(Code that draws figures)
------------------------

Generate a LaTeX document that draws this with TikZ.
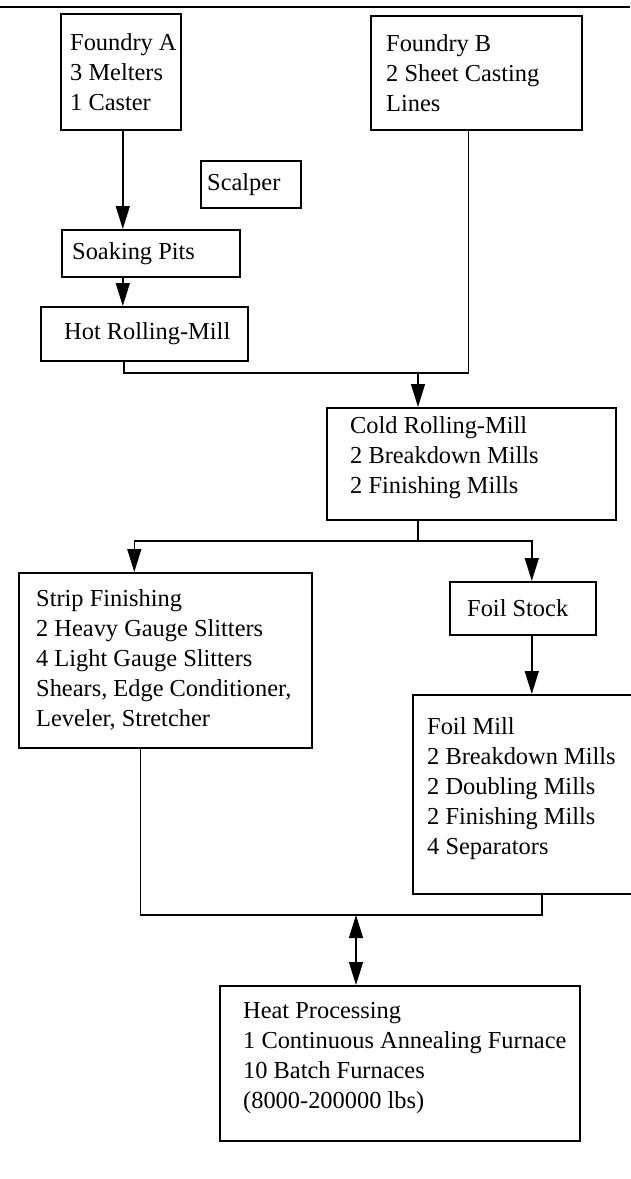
\documentclass[tikz,border=0pt]{standalone}
\usepackage{fontspec}
\setmainfont{Liberation Serif}
\usetikzlibrary{arrows.meta}

\begin{document}
\begin{tikzpicture}
        [x=1pt, y=-1pt,
         plant/.style={draw, line width=1.6pt, rectangle, anchor=north west, inner sep=0pt},
         plant text/.style={anchor=west, align=left, inner sep=0pt, font=\fontsize{24.4}{30}\selectfont},
         flow/.style={line width=1.4pt, -{Triangle[length=23pt, width=14pt]}},
         flow both/.style={line width=1.4pt, {Triangle[length=23pt, width=14pt]}-{Triangle[length=23pt, width=14pt]}}]
        %cornice della figura
            \useasboundingbox (0,0) rectangle (630,1179);
            \draw[line width=2.5pt] (0,7) -- (630,7);
        %blocchi in alto
            \node[plant, minimum width=120pt, minimum height=116pt] (fa) at (60,13) {};
            \node[plant, minimum width=211pt, minimum height=114pt] (fb) at (370,15) {};
            \node[plant, minimum width=100pt, minimum height=47pt] (sc) at (200,160) {};
            \node[plant, minimum width=178pt, minimum height=47pt] (sp) at (61,229) {};
            \node[plant, minimum width=207pt, minimum height=54pt] (hr) at (40,306) {};
        %blocchi centrali
            \node[plant, minimum width=289pt, minimum height=112pt] (cr) at (326,407) {};
            \node[plant, minimum width=293pt, minimum height=175pt] (sf) at (18,572) {};
            \node[plant, minimum width=146pt, minimum height=53pt] (fs) at (449,581) {};
            \node[plant, minimum width=258pt, minimum height=199pt] (fm) at (412,694) {};
        %blocco in basso
            \node[plant, minimum width=360pt, minimum height=155pt] (hp) at (219,985) {};
        %testi
            \node[plant text] (fa-t) at ([xshift=10pt]fa.west) {Foundry A\\3 Melters\\1 Caster};
            \node[plant text] (fb-t) at ([xshift=16pt]fb.west) {Foundry B\\2 Sheet Casting\\Lines};
            \node[plant text] (sc-t) at ([xshift=7pt]sc.west) {Scalper};
            \node[plant text] (sp-t) at ([xshift=11pt]sp.west) {Soaking Pits};
            \node[plant text] (hr-t) at ([xshift=24pt]hr.west) {Hot Rolling-Mill};
            \node[plant text] (cr-t) at ([xshift=24pt, yshift=6pt]cr.west) {Cold Rolling-Mill\\2 Breakdown Mills\\2 Finishing Mills};
            \node[plant text] (sf-t) at ([xshift=18pt]sf.west) {Strip Finishing\\2 Heavy Gauge Slitters\\4 Light Gauge Slitters\\Shears, Edge Conditioner,\\Leveler, Stretcher};
            \node[plant text] (fs-t) at ([xshift=18pt]fs.west) {Foil Stock};
            \node[plant text] (fm-t) at ([xshift=15pt, yshift=6pt]fm.west) {Foil Mill\\2 Breakdown Mills\\2 Doubling Mills\\2 Finishing Mills\\4 Separators};
            \node[plant text] (hp-t) at ([xshift=24pt, yshift=5pt]hp.west) {Heat Processing\\1 Continuous Annealing Furnace\\10 Batch Furnaces\\(8000-200000 lbs)};
        %punti di raccordo
            \coordinate (j1) at (418,373);
            \coordinate (j2) at (418,541);
            \coordinate (j3) at (356,915);
        %collegamenti
            \draw[flow] ([xshift=2pt]fa.south) -- ([xshift=2pt]fa.south |- sp.north);
            \draw[flow] ([xshift=2pt]fa.south |- sp.south) -- ([xshift=2pt]fa.south |- hr.north);
            \draw[line width=1.4pt] ([xshift=3pt]fa.south |- hr.south) |- ([xshift=-8pt]fb.south |- j1) -- ([xshift=-8pt]fb.south);
            \draw[flow] (j1) -- (j1 |- cr.north);
            \draw[line width=1.4pt] (j1 |- cr.south) -- (j2);
            \draw[flow] (j2) -| ([xshift=-31pt]sf.north);
            \draw[flow] (j2) -| ([xshift=9pt]fs.north);
            \draw[flow] ([xshift=9pt]fs.south) -- ([xshift=9pt]fs.south |- fm.north);
            \draw[line width=1.4pt] ([xshift=-25pt]sf.south) |- (fm.south |- j3) -- (fm.south);
            \draw[flow both] (j3) -- (j3 |- hp.north);
\end{tikzpicture}
\end{document}
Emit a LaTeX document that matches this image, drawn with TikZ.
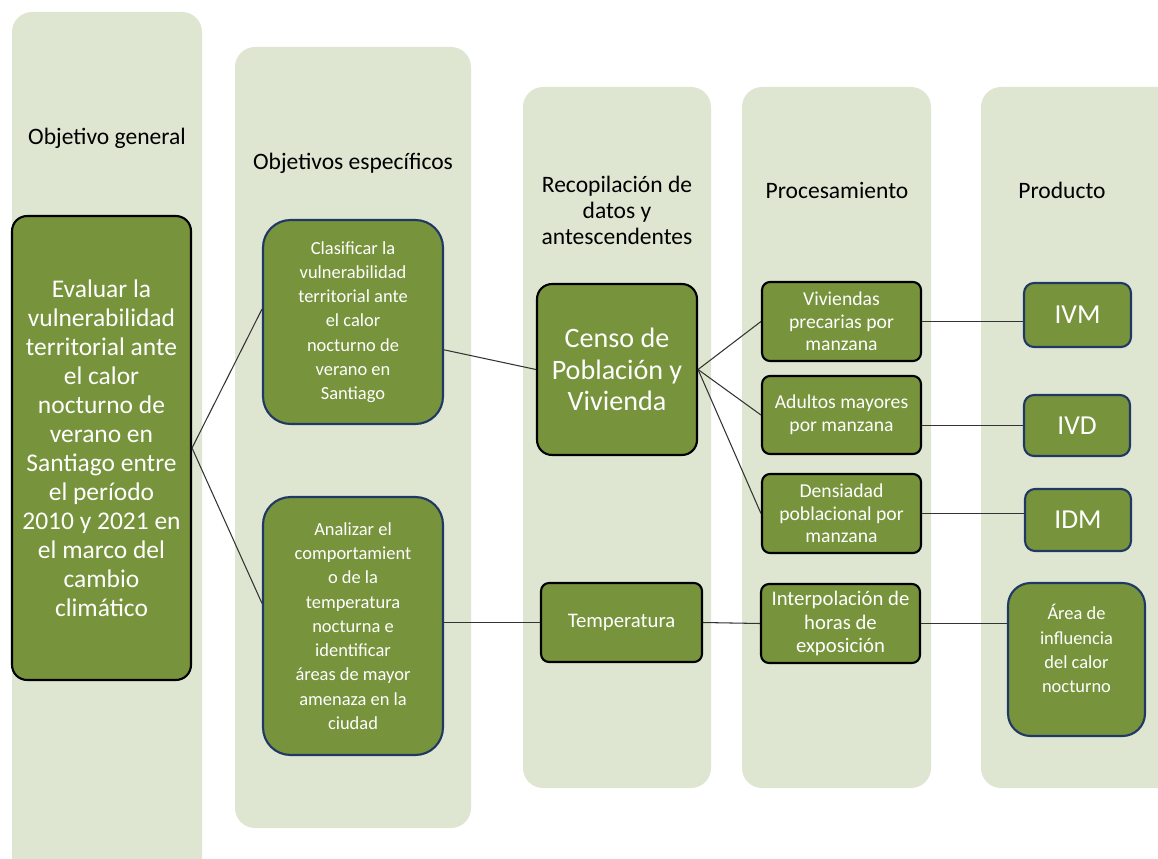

------------------------

Your task is to return the entries above exactly, with no pictures.

Generate a LaTeX document that draws this with TikZ.
\documentclass[tikz,border=0pt]{standalone}
\usepackage{fontspec}
\setmainfont{Liberation Serif}
\usetikzlibrary{arrows.meta}

\begin{document}
\begin{tikzpicture}
        [x=1pt, y=-1pt,
         plant/.style={draw, line width=1.6pt, rectangle, anchor=north west, inner sep=0pt},
         plant text/.style={anchor=west, align=left, inner sep=0pt, font=\fontsize{24.4}{30}\selectfont},
         flow/.style={line width=1.4pt, -{Triangle[length=23pt, width=14pt]}},
         flow both/.style={line width=1.4pt, {Triangle[length=23pt, width=14pt]}-{Triangle[length=23pt, width=14pt]}}]
        %cornice della figura
            \useasboundingbox (0,0) rectangle (630,1179);
            \draw[line width=2.5pt] (0,7) -- (630,7);
        %blocchi in alto
            \node[plant, minimum width=120pt, minimum height=116pt] (fa) at (60,13) {};
            \node[plant, minimum width=211pt, minimum height=114pt] (fb) at (370,15) {};
            \node[plant, minimum width=100pt, minimum height=47pt] (sc) at (200,160) {};
            \node[plant, minimum width=178pt, minimum height=47pt] (sp) at (61,229) {};
            \node[plant, minimum width=207pt, minimum height=54pt] (hr) at (40,306) {};
        %blocchi centrali
            \node[plant, minimum width=289pt, minimum height=112pt] (cr) at (326,407) {};
            \node[plant, minimum width=293pt, minimum height=175pt] (sf) at (18,572) {};
            \node[plant, minimum width=146pt, minimum height=53pt] (fs) at (449,581) {};
            \node[plant, minimum width=258pt, minimum height=199pt] (fm) at (412,694) {};
        %blocco in basso
            \node[plant, minimum width=360pt, minimum height=155pt] (hp) at (219,985) {};
        %testi
            \node[plant text] (fa-t) at ([xshift=10pt]fa.west) {Foundry A\\3 Melters\\1 Caster};
            \node[plant text] (fb-t) at ([xshift=16pt]fb.west) {Foundry B\\2 Sheet Casting\\Lines};
            \node[plant text] (sc-t) at ([xshift=7pt]sc.west) {Scalper};
            \node[plant text] (sp-t) at ([xshift=11pt]sp.west) {Soaking Pits};
            \node[plant text] (hr-t) at ([xshift=24pt]hr.west) {Hot Rolling-Mill};
            \node[plant text] (cr-t) at ([xshift=24pt, yshift=6pt]cr.west) {Cold Rolling-Mill\\2 Breakdown Mills\\2 Finishing Mills};
            \node[plant text] (sf-t) at ([xshift=18pt]sf.west) {Strip Finishing\\2 Heavy Gauge Slitters\\4 Light Gauge Slitters\\Shears, Edge Conditioner,\\Leveler, Stretcher};
            \node[plant text] (fs-t) at ([xshift=18pt]fs.west) {Foil Stock};
            \node[plant text] (fm-t) at ([xshift=15pt, yshift=6pt]fm.west) {Foil Mill\\2 Breakdown Mills\\2 Doubling Mills\\2 Finishing Mills\\4 Separators};
            \node[plant text] (hp-t) at ([xshift=24pt, yshift=5pt]hp.west) {Heat Processing\\1 Continuous Annealing Furnace\\10 Batch Furnaces\\(8000-200000 lbs)};
        %punti di raccordo
            \coordinate (j1) at (418,373);
            \coordinate (j2) at (418,541);
            \coordinate (j3) at (356,915);
        %collegamenti
            \draw[flow] ([xshift=2pt]fa.south) -- ([xshift=2pt]fa.south |- sp.north);
            \draw[flow] ([xshift=2pt]fa.south |- sp.south) -- ([xshift=2pt]fa.south |- hr.north);
            \draw[line width=1.4pt] ([xshift=3pt]fa.south |- hr.south) |- ([xshift=-8pt]fb.south |- j1) -- ([xshift=-8pt]fb.south);
            \draw[flow] (j1) -- (j1 |- cr.north);
            \draw[line width=1.4pt] (j1 |- cr.south) -- (j2);
            \draw[flow] (j2) -| ([xshift=-31pt]sf.north);
            \draw[flow] (j2) -| ([xshift=9pt]fs.north);
            \draw[flow] ([xshift=9pt]fs.south) -- ([xshift=9pt]fs.south |- fm.north);
            \draw[line width=1.4pt] ([xshift=-25pt]sf.south) |- (fm.south |- j3) -- (fm.south);
            \draw[flow both] (j3) -- (j3 |- hp.north);
\end{tikzpicture}
\end{document}
Emit a LaTeX document that matches this image, drawn with TikZ.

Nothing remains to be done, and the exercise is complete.